TASK REQUIREMENTS -> Set down, exactly as written, the lines from the top of the data to the line that holds "import plotly.graph_objects as go", and omit the pictures.

>> start COLLECTED DATA

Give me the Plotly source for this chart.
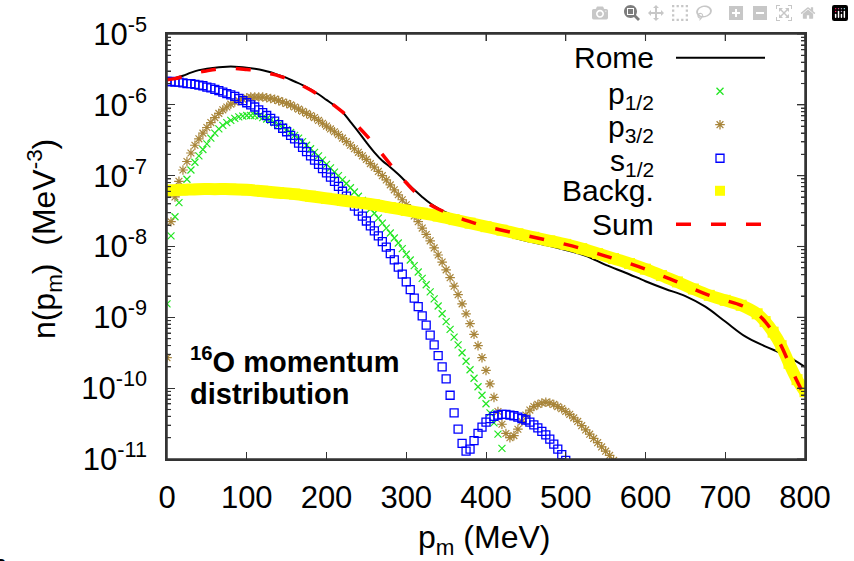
import math
import plotly.graph_objects as go

# ---------------- data (log10 of n(p_m) in MeV^-3) ----------------
p_half_p = list(range(0, 435, 5))          # p1/2 momentum grid (MeV)
log_p12 = [-8.81, -7.85, -7.58, -7.38, -7.20, -7.05, -6.92, -6.81, -6.72, -6.63,
           -6.55, -6.47, -6.40, -6.34, -6.29, -6.25, -6.22, -6.19, -6.17, -6.16,
           -6.15, -6.15, -6.15, -6.16, -6.18, -6.20, -6.22, -6.25, -6.28, -6.31,
           -6.35, -6.39, -6.43, -6.47, -6.52, -6.57, -6.62, -6.67, -6.72, -6.78,
           -6.84, -6.89, -6.95, -7.00, -7.06, -7.11, -7.17, -7.23, -7.29, -7.35,
           -7.41, -7.47, -7.53, -7.60, -7.67, -7.74, -7.81, -7.88, -7.95, -8.03,
           -8.11, -8.19, -8.27, -8.36, -8.45, -8.54, -8.64, -8.74, -8.84, -8.95,
           -9.06, -9.17, -9.28, -9.39, -9.50, -9.62, -9.74, -9.86, -9.98, -10.10,
           -10.22, -10.35, -10.49, -10.65, -10.85, -11.10, -11.40]

p_threehalf_p = list(range(0, 565, 5))     # p3/2 momentum grid (MeV)
log_p32 = [-9.57, -7.65, -7.30, -7.08, -6.92, -6.80, -6.68, -6.57, -6.48, -6.40,
           -6.32, -6.25, -6.18, -6.12, -6.07, -6.03, -5.99, -5.96, -5.94, -5.92,
           -5.90, -5.89, -5.89, -5.89, -5.89, -5.90, -5.91, -5.92, -5.94, -5.96,
           -5.98, -6.00, -6.03, -6.06, -6.09, -6.12, -6.15, -6.18, -6.22, -6.26,
           -6.30, -6.34, -6.38, -6.42, -6.47, -6.52, -6.57, -6.62, -6.67, -6.72,
           -6.77, -6.83, -6.88, -6.94, -7.00, -7.06, -7.13, -7.20, -7.27, -7.34,
           -7.41, -7.49, -7.57, -7.65, -7.74, -7.83, -7.92, -8.02, -8.12, -8.22,
           -8.33, -8.44, -8.56, -8.68, -8.81, -8.95, -9.09, -9.24, -9.40, -9.57,
           -9.75, -9.94, -10.13, -10.33, -10.51, -10.64, -10.70, -10.67, -10.58, -10.47,
           -10.38, -10.31, -10.26, -10.23, -10.21, -10.20, -10.21, -10.23, -10.26, -10.29,
           -10.33, -10.37, -10.42, -10.47, -10.53, -10.59, -10.65, -10.71, -10.77, -10.83,
           -10.89, -10.95, -11.02]

p_s12 = list(range(0, 505, 5))             # s1/2 momentum grid (MeV)
log_s12 = [-5.67, -5.67, -5.68, -5.68, -5.69, -5.70, -5.70, -5.71, -5.72, -5.73,
           -5.75, -5.76, -5.78, -5.80, -5.82, -5.84, -5.86, -5.88, -5.91, -5.94,
           -5.97, -6.00, -6.03, -6.07, -6.11, -6.15, -6.19, -6.23, -6.28, -6.33,
           -6.38, -6.43, -6.48, -6.54, -6.60, -6.66, -6.72, -6.78, -6.84, -6.90,
           -6.96, -7.02, -7.08, -7.15, -7.22, -7.29, -7.36, -7.43, -7.50, -7.57,
           -7.64, -7.71, -7.78, -7.85, -7.93, -8.01, -8.10, -8.19, -8.29, -8.39,
           -8.50, -8.61, -8.73, -8.85, -8.98, -9.11, -9.25, -9.39, -9.54, -9.70,
           -9.87, -10.10, -10.35, -10.58, -10.78, -10.89, -10.86, -10.74, -10.64, -10.55,
           -10.48, -10.43, -10.40, -10.38, -10.37, -10.37, -10.38, -10.39, -10.41, -10.43,
           -10.45, -10.48, -10.52, -10.56, -10.61, -10.66, -10.72, -10.79, -10.86, -10.94,
           -11.02]

p_bg = [0, 20, 40, 60, 80, 100, 120, 140, 160, 180, 200, 220, 240, 260, 280, 300,
        320, 340, 360, 380, 400, 420, 440, 460, 480, 500, 520, 540, 560, 580, 600,
        620, 640, 660, 680, 700, 720, 740, 750, 760, 770, 780, 790, 800]
log_bg = [-7.21, -7.20, -7.19, -7.19, -7.19, -7.20, -7.22, -7.24, -7.26, -7.29,
          -7.32, -7.35, -7.38, -7.41, -7.45, -7.49, -7.53, -7.57, -7.62, -7.67,
          -7.72, -7.77, -7.82, -7.87, -7.92, -7.97, -8.03, -8.10, -8.17, -8.24,
          -8.32, -8.41, -8.50, -8.60, -8.69, -8.76, -8.83, -8.95, -9.06, -9.21,
          -9.40, -9.65, -9.88, -10.05]

p_rome = [0, 10, 20, 30, 40, 50, 60, 70, 80, 90, 100, 110, 120, 130, 140, 150, 160,
          170, 180, 190, 200, 210, 220, 230, 240, 250, 260, 270, 280, 290, 300, 310,
          320, 330, 340, 350, 360, 375, 390, 410, 430, 450, 475, 500, 525, 550, 575,
          600, 625, 650, 675, 700, 725, 750, 775, 800]
log_rome = [-5.645, -5.62, -5.59, -5.545, -5.51, -5.49, -5.475, -5.465, -5.46, -5.465,
            -5.475, -5.49, -5.51, -5.54, -5.58, -5.62, -5.67, -5.72, -5.78, -5.85,
            -5.93, -6.01, -6.10, -6.24, -6.38, -6.53, -6.67, -6.79, -6.88, -6.98,
            -7.09, -7.20, -7.30, -7.39, -7.46, -7.52, -7.57, -7.64, -7.71, -7.79,
            -7.86, -7.92, -7.98, -8.05, -8.13, -8.26, -8.37, -8.49, -8.60, -8.70,
            -8.85, -9.06, -9.27, -9.41, -9.53, -9.70]

p_sum = [0, 10, 20, 30, 40, 50, 60, 70, 80, 90, 100, 110, 120, 130, 140, 150, 160,
         170, 180, 190, 200, 210, 220, 230, 240, 250, 260, 270, 280, 290, 300, 310,
         320, 330, 340, 350, 360, 380, 400, 420, 440, 460, 480, 500, 520, 540, 560,
         580, 600, 620, 640, 660, 680, 700, 720, 740, 750, 760, 770, 780, 790, 800]
log_sum = [-5.645, -5.63, -5.60, -5.57, -5.54, -5.52, -5.50, -5.49, -5.485, -5.49,
           -5.50, -5.51, -5.53, -5.56, -5.59, -5.63, -5.68, -5.73, -5.79, -5.86,
           -5.93, -6.01, -6.10, -6.20, -6.31, -6.43, -6.56, -6.70, -6.84, -6.98,
           -7.10, -7.22, -7.33, -7.41, -7.47, -7.52, -7.57, -7.65, -7.72, -7.77,
           -7.82, -7.87, -7.92, -7.97, -8.03, -8.10, -8.17, -8.24, -8.32, -8.41,
           -8.50, -8.60, -8.69, -8.76, -8.83, -8.95, -9.06, -9.21, -9.40, -9.65,
           -9.90, -10.12]

x_ticks = [0, 100, 200, 300, 400, 500, 600, 700, 800]
y_tick_exp = [-11, -10, -9, -8, -7, -6, -5]
X_MIN, X_MAX = 0, 800
Y_EXP_MIN, Y_EXP_MAX = -11, -5

legend_labels = ["Rome", "p<sub>1/2</sub>", "p<sub>3/2</sub>", "s<sub>1/2</sub>", "Backg.", "Sum"]

# ---------------- styles ----------------
C_ROME = "#000000"
C_P12 = "#22e622"
C_P32 = "#a8853a"
C_S12 = "#0000ff"
C_BG = "#ffff00"
C_SUM = "#ff0000"
C_AX = "#333333"
FONT = "Liberation Sans, Arial, sans-serif"

def tolin(v):
    return [10 ** a for a in v]

fig = go.Figure()
fig.add_trace(go.Scatter(x=p_rome, y=tolin(log_rome), mode="lines",
                         line=dict(color=C_ROME, width=2, shape="spline"), name="Rome"))
fig.add_trace(go.Scatter(x=p_half_p, y=tolin(log_p12), mode="markers",
                         marker=dict(symbol="x-thin-open", size=7, color=C_P12,
                                     line=dict(color=C_P12, width=1.2)),
                         name="p1/2"))
fig.add_trace(go.Scatter(x=p_threehalf_p, y=tolin(log_p32), mode="markers",
                         marker=dict(symbol="asterisk-open", size=8, color=C_P32,
                                     line=dict(color=C_P32, width=1.2)),
                         name="p3/2"))
fig.add_trace(go.Scatter(x=p_s12, y=tolin(log_s12), mode="markers",
                         marker=dict(symbol="square-open", size=8, color=C_S12,
                                     line=dict(color=C_S12, width=1.3)),
                         name="s1/2"))
fig.add_trace(go.Scatter(x=p_bg, y=tolin(log_bg), mode="lines+markers",
                         line=dict(color=C_BG, width=12, shape="spline"),
                         marker=dict(symbol="square", size=11, color=C_BG), name="Backg."))
fig.add_trace(go.Scatter(x=p_sum, y=tolin(log_sum), mode="lines",
                         line=dict(color=C_SUM, width=3.5, dash="15px,20px", shape="spline"),
                         name="Sum"))

# ---------------- geometry (page pixels; the body margin is removed below) ----------------
FIG_W, FIG_H = 854, 561
L, R, T, B = 167, 805, 28, 459          # plot frame in page pixels
W, H = R - L, B - T
def px(x):
    return (x - L) / W
def py(y):
    return (B - y) / H

# ---------------- frame and mirrored ticks (overlay axes span the plot area 0..1) ----------------
def fx(v):
    return (v - X_MIN) / (X_MAX - X_MIN)
def fy(e):
    return (e - Y_EXP_MIN) / (Y_EXP_MAX - Y_EXP_MIN)

fig.add_trace(go.Scatter(x=[0, 1, 1, 0, 0], y=[0, 0, 1, 1, 0], xaxis="x2", yaxis="y2",
                         mode="lines", line=dict(color=C_AX, width=1.5), cliponaxis=False,
                         showlegend=False, hoverinfo="skip"))
tx, ty = [], []
for v in x_ticks:                                  # top (mirrored) x ticks
    tx += [fx(v), fx(v), None]; ty += [1, 1 - 7 / H, None]
for e in y_tick_exp:                               # right (mirrored) major y ticks
    tx += [1, 1 - 8 / W, None]; ty += [fy(e), fy(e), None]
for e in range(Y_EXP_MIN, Y_EXP_MAX):              # minor y ticks, both sides
    for k in range(2, 10):
        f = fy(e + math.log10(k))
        tx += [1, 1 - 4 / W, None, 0, 4 / W, None]; ty += [f, f, None, f, f, None]
fig.add_trace(go.Scatter(x=tx, y=ty, xaxis="x2", yaxis="y2", mode="lines",
                         line=dict(color=C_AX, width=1.1), cliponaxis=False,
                         showlegend=False, hoverinfo="skip"))

# ---------------- manual legend (text right-aligned, sample at right, as in gnuplot) ----------------
row_y = [52, 86, 120, 154, 187, 221]
text_dy = [0, 4, 4, 4, 0, 0]
for lab, yy, dy in zip(legend_labels, row_y, text_dy):
    fig.add_annotation(x=px(656), y=py(yy + dy), xref="paper", yref="paper", text=lab,
                       showarrow=False, xanchor="right", yanchor="middle",
                       font=dict(family=FONT, size=30, color="black"))

fig.add_shape(type="line", xref="paper", yref="paper", x0=px(676), x1=px(765),
              y0=py(row_y[0]), y1=py(row_y[0]), line=dict(color=C_ROME, width=2))
fig.add_shape(type="line", xref="paper", yref="paper", x0=px(676), x1=px(765),
              y0=py(row_y[5]), y1=py(row_y[5]), line=dict(color=C_SUM, width=3.5, dash="15px,20px"))

sample_syms = [("x-thin-open", C_P12, 7), ("asterisk-open", C_P32, 8),
               ("square-open", C_S12, 8), ("square", C_BG, 10)]
for (sym, col, sz), yy in zip(sample_syms, row_y[1:5]):
    mk = dict(symbol=sym, size=sz, color=col, line=dict(color=col, width=1.3))
    if sym == "square":
        mk = dict(symbol=sym, size=sz, color=col)
    fig.add_trace(go.Scatter(x=[px(720)], y=[py(yy)], xaxis="x2", yaxis="y2", mode="markers",
                             marker=mk, showlegend=False, hoverinfo="skip"))

# ---------------- annotations ----------------
fig.add_annotation(x=px(188), y=py(359), xref="paper", yref="paper",
                   text="<b><sup>16</sup>O momentum</b>", showarrow=False,
                   xanchor="left", yanchor="middle", font=dict(family=FONT, size=29, color="black"))
fig.add_annotation(x=px(188), y=py(393), xref="paper", yref="paper",
                   text="<b>distribution</b>", showarrow=False,
                   xanchor="left", yanchor="middle", font=dict(family=FONT, size=29, color="black"))

fig.add_annotation(x=px(44), y=py(236), xref="paper", yref="paper",
                   text="n(p<sub>m</sub>)  (MeV<sup>-3</sup>)", textangle=-90, showarrow=False,
                   xanchor="center", yanchor="middle", font=dict(family=FONT, size=32, color="black"))
fig.add_annotation(x=px(484), y=py(541), xref="paper", yref="paper",
                   text="p<sub>m</sub> (MeV)", showarrow=False,
                   xanchor="center", yanchor="middle", font=dict(family=FONT, size=32, color="black"))
fig.add_annotation(x=px(10), y=py(546), xref="paper", yref="paper",
                   text="m", showarrow=False,
                   xanchor="right", yanchor="top", font=dict(family=FONT, size=32, color="black"))

# ---------------- layout ----------------
fig.update_layout(
    width=FIG_W, height=FIG_H,
    margin=dict(l=L, r=FIG_W - R, t=T, b=FIG_H - B),
    paper_bgcolor="white", plot_bgcolor="white",
    showlegend=False,
    font=dict(family=FONT, size=31, color="black"),
    xaxis=dict(range=[X_MIN, X_MAX], tickvals=x_ticks, ticktext=[str(v) for v in x_ticks],
               ticks="inside", ticklen=7, tickwidth=1.2, tickcolor=C_AX,
               showline=True, linecolor=C_AX, linewidth=1.5, mirror="ticks",
               showgrid=False, zeroline=False, ticklabelstandoff=10,
               tickfont=dict(family=FONT, size=31, color="black")),
    yaxis=dict(type="log", range=[Y_EXP_MIN - 0.0005, Y_EXP_MAX + 0.0005],
               tickvals=[10 ** e for e in y_tick_exp],
               ticktext=["10<sup>%d</sup>" % e for e in y_tick_exp],
               ticks="inside", ticklen=8, tickwidth=1.2, tickcolor=C_AX,
               minor=dict(ticks="inside", ticklen=4, tickwidth=1, tickcolor=C_AX, dtick="D1", showgrid=False),
               showline=True, linecolor=C_AX, linewidth=1.5, mirror="ticks",
               showgrid=False, zeroline=False, ticklabelstandoff=12,
               tickfont=dict(family=FONT, size=31, color="black")),
    xaxis2=dict(overlaying="x", range=[0, 1], visible=False),
    yaxis2=dict(overlaying="y", range=[0, 1], visible=False),
)

fig.write_html("out.html", post_script="document.body.style.margin='0px';")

>> end COLLECTED DATA

RESULT OF THIS EXERCISE ->
Give me the Plotly source for this chart.
import math
import plotly.graph_objects as go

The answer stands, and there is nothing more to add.